It’s January, and–nearly all content online is about how to be healthier, happier, and more productive in the New Year. Of course, it’s great to see larger discussions around wellness being brought up. However, there seems to be there’s a particular focus on instagrammable forms of “self-care”, like, going to yoga classes, drinking turmeric milk, or bathing with crystals. Although for many folks these are great ways to relax and unwind, there are few conversations surrounding self-care for those struggling with their mental health.

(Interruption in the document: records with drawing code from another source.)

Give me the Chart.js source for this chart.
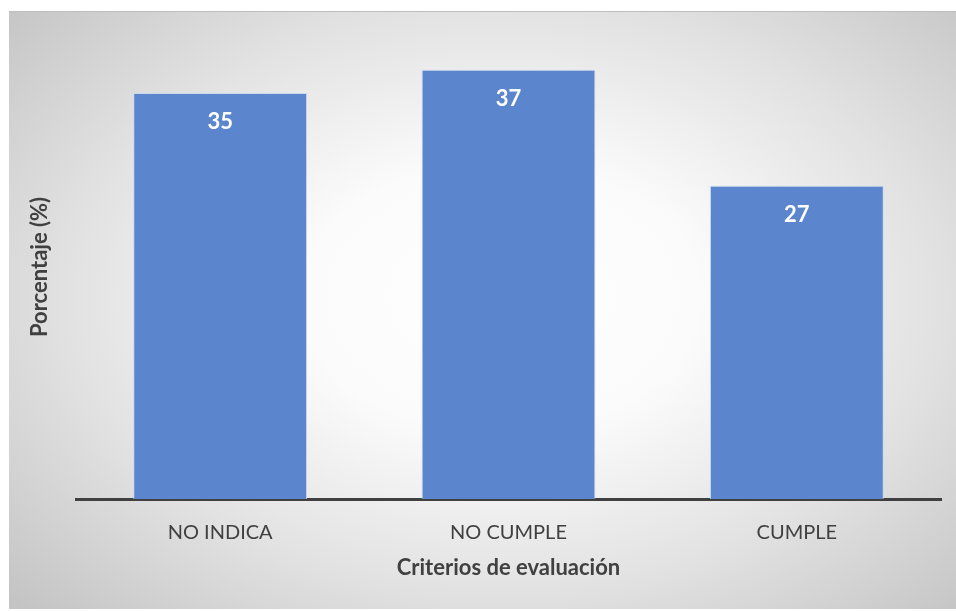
<!DOCTYPE html>
<html>
<head>
<meta charset="utf-8">
<script src="https://cdn.jsdelivr.net/npm/chart.js@4/dist/chart.umd.min.js"></script>
<style>
  html, body { margin: 0; padding: 0; background: #fff; }
  #wrap { position: relative; width: 956px; height: 611px; }
  #bg {
    position: absolute; left: 9px; top: 11px; width: 947px; height: 597px;
    background: radial-gradient(ellipse 70% 75% at 52% 48%, #ffffff 0%, #fbfbfb 30%, #e2e2e2 65%, #c4c4c4 100%);
    border-top: 1px solid #bdbdbd;
  }
  #myChart { position: absolute; left: 0; top: 0; }
</style>
</head>
<body>
<div id="wrap">
  <div id="bg"></div>
  <canvas id="myChart" width="956" height="611"></canvas>
</div>
<script>
// Set up
  const labels = ['NO INDICA', 'NO CUMPLE', 'CUMPLE'];
  const valores = [35, 37, 27];
  const yMax = 40;

  const fontFam = 'Lato, "Open Sans", sans-serif';
  const grey = '#404040';

  // white value labels inside the bars
  const barLabels = {
    id: 'barLabels',
    afterDatasetsDraw(chart) {
      const ctx = chart.ctx;
      const meta = chart.getDatasetMeta(0);
      ctx.save();
      ctx.fillStyle = '#ffffff';
      ctx.font = 'bold 22px ' + fontFam;
      ctx.textAlign = 'center';
      ctx.textBaseline = 'middle';
      meta.data.forEach((bar, i) => {
        ctx.fillText(String(valores[i]), bar.x, bar.y + 29);
      });
      ctx.restore();
    }
  };

  const data = {
    labels: labels,
    datasets: [{
      label: 'Porcentaje',
      backgroundColor: '#5b85cd',
      borderColor: 'rgba(200,215,240,0.9)',
      borderWidth: 1,
      data: valores,
      categoryPercentage: 1,
      barPercentage: 0.603
    }]
  };

  const config = {
    type: 'bar',
    data: data,
    options: {
      responsive: false,
      animation: false,
      layout: { padding: { top: 35, right: 15, left: 0, bottom: 0 } },
      plugins: {
        legend: { display: false },
        tooltip: { enabled: false }
      },
      scales: {
        x: {
          grid: { display: false },
          border: { display: true, color: grey, width: 3 },
          ticks: { color: grey, font: { family: fontFam, size: 20 }, padding: 14 },
          title: {
            display: true,
            text: 'Criterios de evaluación',
            color: grey,
            font: { family: fontFam, size: 22, weight: 'bold' },
            padding: { top: 10, bottom: 30 }
          },
          afterFit(scale) { scale.height = 112; }
        },
        y: {
          min: 0,
          max: yMax,
          grid: { display: false },
          border: { display: false },
          ticks: { display: false },
          title: {
            display: true,
            text: 'Porcentaje (%)',
            color: grey,
            font: { family: fontFam, size: 22, weight: 'bold' },
            padding: { top: 27, bottom: 0 }
          },
          afterFit(scale) { scale.width = 76; }
        }
      }
    },
    plugins: [barLabels]
  };

// Config
  const myChart = new Chart(
    document.getElementById('myChart'),
    config
  );
</script>
</body>
</html>
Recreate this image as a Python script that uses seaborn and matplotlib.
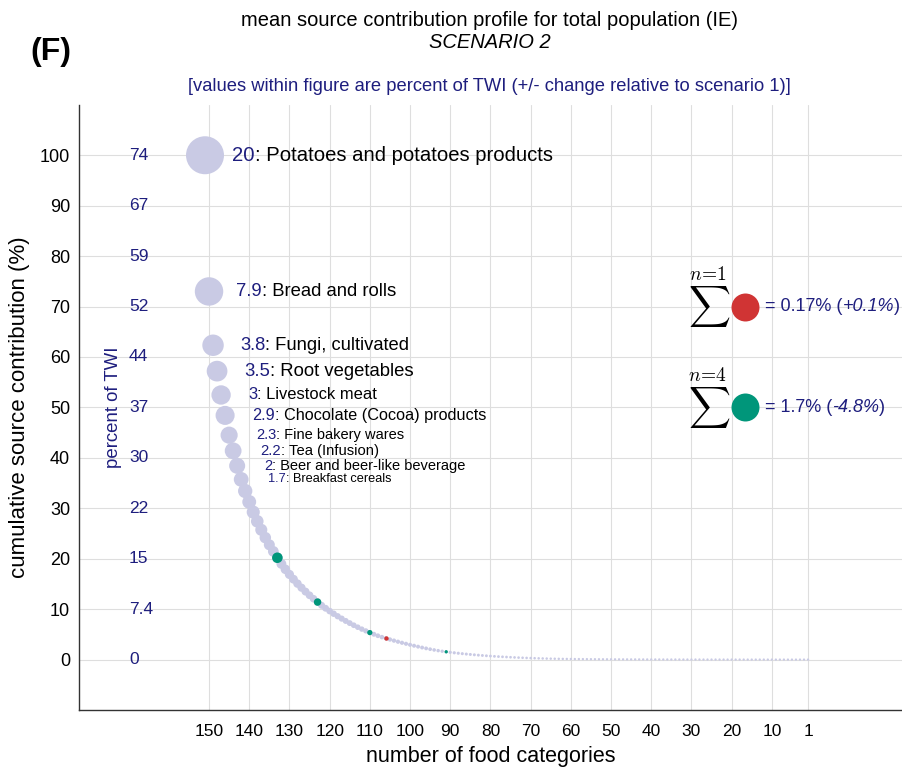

Online discussions around mental health and wellness have become more common than they were years ago, yet there’s still a marked difference between the connotations surrounding mental health care and those surrounding self-care. Google search trends even show that while searches for self-care are consistently high, searches for mental health are often less popular. Self-care routines are shared and praised by celebrities, while counseling resources are still kept hush. Vloggers and Influencers are quick to share inspirational quotes, but talking about taking medication becomes much more difficult. Of course, discussions around mental health are serious and should be taken seriously, but that doesn’t mean they need to be separated from conversations about overall wellness. Additionally, we need to challenge the fact that self-care is exclusively done alone. For those who are trying to care for themselves but may need additional help, options like counseling, therapy, and other sessions conducted by professionals can also be also forms of self-care.

Thankfully, wellness resources are increasingly becoming democratized, accessible, and affordable. Silicon Valley is even making big bets on mental health startups. Mental health is no longer a luxury, but a priority. As 2018 gets into full swing, let’s work towards more inclusive discussions around wellness that include individuals from diverse backgrounds and at different life stages. After all, we all deserve to be well.